**The request**. Produce an exact copy of all the data below, dropping every image.

· · · · · · ·

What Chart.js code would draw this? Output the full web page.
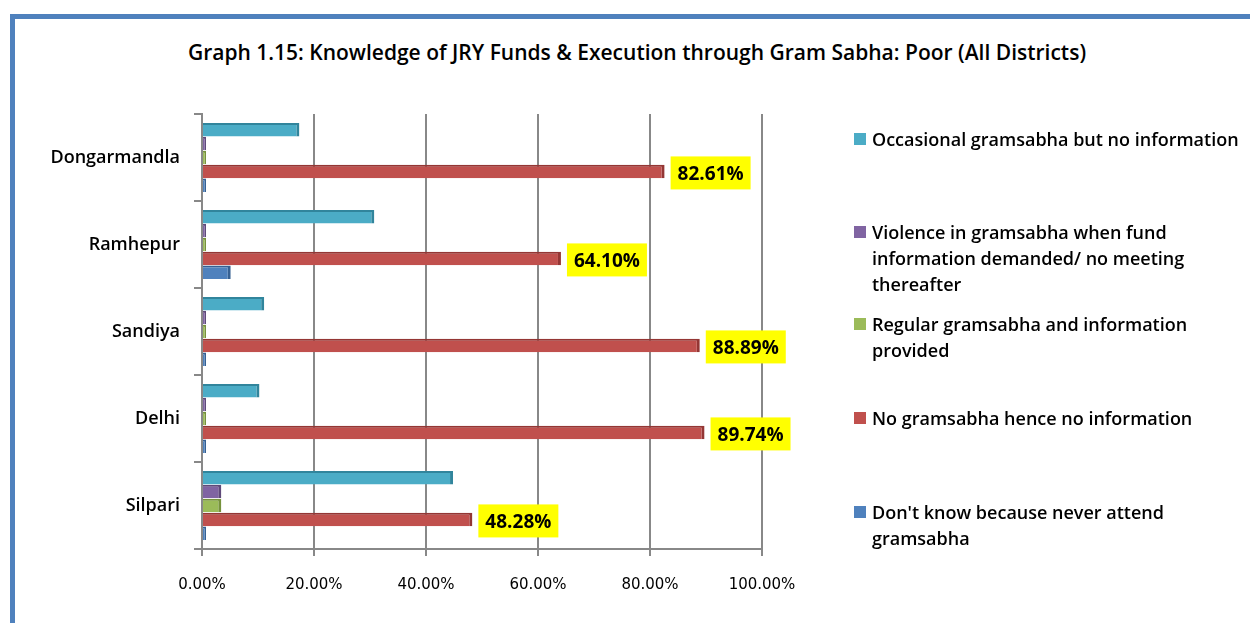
<!DOCTYPE html>
<html>
<head>
<meta charset="utf-8">
<script src="https://cdn.jsdelivr.net/npm/chart.js@4.4.1/dist/chart.umd.min.js"></script>
<style>
  html, body { margin: 0; padding: 0; background: #fff; }
  #wrap { position: relative; width: 1250px; height: 623px; overflow: hidden; background: #fff; }
  #frame { position: absolute; left: 10px; top: 14px; width: 1400px; height: 800px; border: 5px solid #4F81BD; box-sizing: border-box; }
  #title { position: absolute; left: 0; top: 38px; width: 1274px; text-align: center;
           font-family: "Open Sans", sans-serif; font-weight: 600; font-size: 21px; color: #000; line-height: 28px; }
  #chart { position: absolute; left: 0; top: 0; }
  .lg { position: absolute; left: 854px; font-family: "Open Sans", sans-serif; font-weight: 600;
        font-size: 18px; line-height: 26px; color: #000; white-space: nowrap; }
  .lg i { position: absolute; left: 0; top: 7px; width: 12px; height: 12px; }
  .lg span { display: block; margin-left: 18px; }
</style>
</head>
<body>
<div id="wrap">
  <div id="frame"></div>
  <div id="title">Graph 1.15: Knowledge of JRY Funds &amp; Execution through Gram Sabha: Poor (All Districts)</div>
  <canvas id="chart" width="1250" height="623"></canvas>
  <div id="legend"></div>
</div>
<script>
// districts, top to bottom
const districts = ['Dongarmandla', 'Ramhepur', 'Sandiya', 'Delhi', 'Silpari'];

// series values (%)
const occasional = [17.39, 30.77, 11.11, 10.26, 44.83];
const violence   = [0, 0, 0, 0, 3.45];
const regular    = [0, 0, 0, 0, 3.45];
const noSabha    = [82.61, 64.10, 88.89, 89.74, 48.28];
const dontKnow   = [0, 5.13, 0, 0, 0];

const seriesLabels = [
    ['Occasional gramsabha but no information'],
    ['Violence in gramsabha when fund', 'information demanded/ no meeting', 'thereafter'],
    ['Regular gramsabha and information', 'provided'],
    ['No gramsabha hence no information'],
    ["Don't know because never attend", 'gramsabha']
];
const seriesColors = ['#4BACC6', '#8064A2', '#9BBB59', '#C0504D', '#4F81BD'];
const edgeColors   = ['#31859C', '#5F497A', '#76923C', '#943634', '#366092'];
const xTicks = [0, 20, 40, 60, 80, 100];

const seriesValues = [occasional, violence, regular, noSabha, dontKnow];

// legend (html, so long labels can wrap like the original)
const legendTops = [126, 219, 311, 405, 499];
const legendBox = document.getElementById('legend');
seriesLabels.forEach(function (lines, i) {
    const div = document.createElement('div');
    div.className = 'lg';
    div.style.top = legendTops[i] + 'px';
    div.innerHTML = '<i style="background:' + seriesColors[i] + '"></i>' +
        lines.map(l => '<span>' + l + '</span>').join('');
    legendBox.appendChild(div);
});

// yellow value boxes on the red series
const valueBoxes = {
    id: 'valueBoxes',
    afterDatasetsDraw(chart) {
        const ctx = chart.ctx;
        const meta = chart.getDatasetMeta(3);
        ctx.save();
        ctx.font = 'bold 19px "Open Sans", sans-serif';
        ctx.textBaseline = 'middle';
        meta.data.forEach(function (bar, i) {
            const txt = noSabha[i].toFixed(2) + '%';
            const w = ctx.measureText(txt).width + 14;
            const x = bar.x + 6;
            const y = bar.y + 1;
            ctx.fillStyle = '#FFFF00';
            ctx.fillRect(x, y - 16, w, 33);
            ctx.fillStyle = '#000';
            ctx.fillText(txt, x + 7, y + 2);
        });
        ctx.restore();
    }
};

new Chart(document.getElementById('chart'), {
    type: 'bar',
    data: {
        labels: districts,
        datasets: seriesValues.map(function (vals, i) {
            return {
                label: seriesLabels[i].join(' '),
                data: vals,
                backgroundColor: seriesColors[i],
                borderColor: edgeColors[i],
                borderWidth: { top: 2, right: 3, bottom: 0, left: 0 },
                borderSkipped: false,
                minBarLength: 4,
                categoryPercentage: 0.8,
                barPercentage: 0.97
            };
        })
    },
    options: {
        indexAxis: 'y',
        responsive: false,
        animation: false,
        layout: { padding: { left: 0, top: 114, right: 488, bottom: 0 } },
        plugins: {
            legend: { display: false },
            title: { display: false },
            tooltip: { enabled: false }
        },
        scales: {
            x: {
                min: 0,
                max: 100,
                afterFit: function (scale) { scale.height = 74; },
                afterBuildTicks: function (scale) {
                    scale.ticks = xTicks.map(v => ({ value: v }));
                },
                grid: { color: '#888', lineWidth: 2, tickLength: 7, drawTicks: true },
                border: { color: '#888', width: 2 },
                ticks: {
                    padding: 20,
                    color: '#000',
                    font: { family: '"DejaVu Sans", sans-serif', size: 15 },
                    callback: v => v.toFixed(2) + '%'
                }
            },
            y: {
                afterFit: function (scale) { scale.width = 202; },
                grid: { drawOnChartArea: false, color: '#888', lineWidth: 2, tickLength: 8 },
                border: { color: '#888', width: 2 },
                ticks: {
                    padding: 14,
                    color: '#000',
                    font: { family: '"Open Sans", sans-serif', size: 18, weight: '600' }
                }
            }
        }
    },
    plugins: [valueBoxes]
});
</script>
</body>
</html>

· · · · · · ·

**Answer to this exercise**.
What Chart.js code would draw this? Output the full web page.
<!DOCTYPE html>
<html>
<head>
<meta charset="utf-8">
<script src="https://cdn.jsdelivr.net/npm/chart.js@4.4.1/dist/chart.umd.min.js"></script>
<style>
  html, body { margin: 0; padding: 0; background: #fff; }
  #wrap { position: relative; width: 1250px; height: 623px; overflow: hidden; background: #fff; }
  #frame { position: absolute; left: 10px; top: 14px; width: 1400px; height: 800px; border: 5px solid #4F81BD; box-sizing: border-box; }
  #title { position: absolute; left: 0; top: 38px; width: 1274px; text-align: center;
           font-family: "Open Sans", sans-serif; font-weight: 600; font-size: 21px; color: #000; line-height: 28px; }
  #chart { position: absolute; left: 0; top: 0; }
  .lg { position: absolute; left: 854px; font-family: "Open Sans", sans-serif; font-weight: 600;
        font-size: 18px; line-height: 26px; color: #000; white-space: nowrap; }
  .lg i { position: absolute; left: 0; top: 7px; width: 12px; height: 12px; }
  .lg span { display: block; margin-left: 18px; }
</style>
</head>
<body>
<div id="wrap">
  <div id="frame"></div>
  <div id="title">Graph 1.15: Knowledge of JRY Funds &amp; Execution through Gram Sabha: Poor (All Districts)</div>
  <canvas id="chart" width="1250" height="623"></canvas>
  <div id="legend"></div>
</div>
<script>
// districts, top to bottom
const districts = ['Dongarmandla', 'Ramhepur', 'Sandiya', 'Delhi', 'Silpari'];

// series values (%)
const occasional = [17.39, 30.77, 11.11, 10.26, 44.83];
const violence   = [0, 0, 0, 0, 3.45];
const regular    = [0, 0, 0, 0, 3.45];
const noSabha    = [82.61, 64.10, 88.89, 89.74, 48.28];
const dontKnow   = [0, 5.13, 0, 0, 0];

const seriesLabels = [
    ['Occasional gramsabha but no information'],
    ['Violence in gramsabha when fund', 'information demanded/ no meeting', 'thereafter'],
    ['Regular gramsabha and information', 'provided'],
    ['No gramsabha hence no information'],
    ["Don't know because never attend", 'gramsabha']
];
const seriesColors = ['#4BACC6', '#8064A2', '#9BBB59', '#C0504D', '#4F81BD'];
const edgeColors   = ['#31859C', '#5F497A', '#76923C', '#943634', '#366092'];
const xTicks = [0, 20, 40, 60, 80, 100];

const seriesValues = [occasional, violence, regular, noSabha, dontKnow];

// legend (html, so long labels can wrap like the original)
const legendTops = [126, 219, 311, 405, 499];
const legendBox = document.getElementById('legend');
seriesLabels.forEach(function (lines, i) {
    const div = document.createElement('div');
    div.className = 'lg';
    div.style.top = legendTops[i] + 'px';
    div.innerHTML = '<i style="background:' + seriesColors[i] + '"></i>' +
        lines.map(l => '<span>' + l + '</span>').join('');
    legendBox.appendChild(div);
});

// yellow value boxes on the red series
const valueBoxes = {
    id: 'valueBoxes',
    afterDatasetsDraw(chart) {
        const ctx = chart.ctx;
        const meta = chart.getDatasetMeta(3);
        ctx.save();
        ctx.font = 'bold 19px "Open Sans", sans-serif';
        ctx.textBaseline = 'middle';
        meta.data.forEach(function (bar, i) {
            const txt = noSabha[i].toFixed(2) + '%';
            const w = ctx.measureText(txt).width + 14;
            const x = bar.x + 6;
            const y = bar.y + 1;
            ctx.fillStyle = '#FFFF00';
            ctx.fillRect(x, y - 16, w, 33);
            ctx.fillStyle = '#000';
            ctx.fillText(txt, x + 7, y + 2);
        });
        ctx.restore();
    }
};

new Chart(document.getElementById('chart'), {
    type: 'bar',
    data: {
        labels: districts,
        datasets: seriesValues.map(function (vals, i) {
            return {
                label: seriesLabels[i].join(' '),
                data: vals,
                backgroundColor: seriesColors[i],
                borderColor: edgeColors[i],
                borderWidth: { top: 2, right: 3, bottom: 0, left: 0 },
                borderSkipped: false,
                minBarLength: 4,
                categoryPercentage: 0.8,
                barPercentage: 0.97
            };
        })
    },
    options: {
        indexAxis: 'y',
        responsive: false,
        animation: false,
        layout: { padding: { left: 0, top: 114, right: 488, bottom: 0 } },
        plugins: {
            legend: { display: false },
            title: { display: false },
            tooltip: { enabled: false }
        },
        scales: {
            x: {
                min: 0,
                max: 100,
                afterFit: function (scale) { scale.height = 74; },
                afterBuildTicks: function (scale) {
                    scale.ticks = xTicks.map(v => ({ value: v }));
                },
                grid: { color: '#888', lineWidth: 2, tickLength: 7, drawTicks: true },
                border: { color: '#888', width: 2 },
                ticks: {
                    padding: 20,
                    color: '#000',
                    font: { family: '"DejaVu Sans", sans-serif', size: 15 },
                    callback: v => v.toFixed(2) + '%'
                }
            },
            y: {
                afterFit: function (scale) { scale.width = 202; },
                grid: { drawOnChartArea: false, color: '#888', lineWidth: 2, tickLength: 8 },
                border: { color: '#888', width: 2 },
                ticks: {
                    padding: 14,
                    color: '#000',
                    font: { family: '"Open Sans", sans-serif', size: 18, weight: '600' }
                }
            }
        }
    },
    plugins: [valueBoxes]
});
</script>
</body>
</html>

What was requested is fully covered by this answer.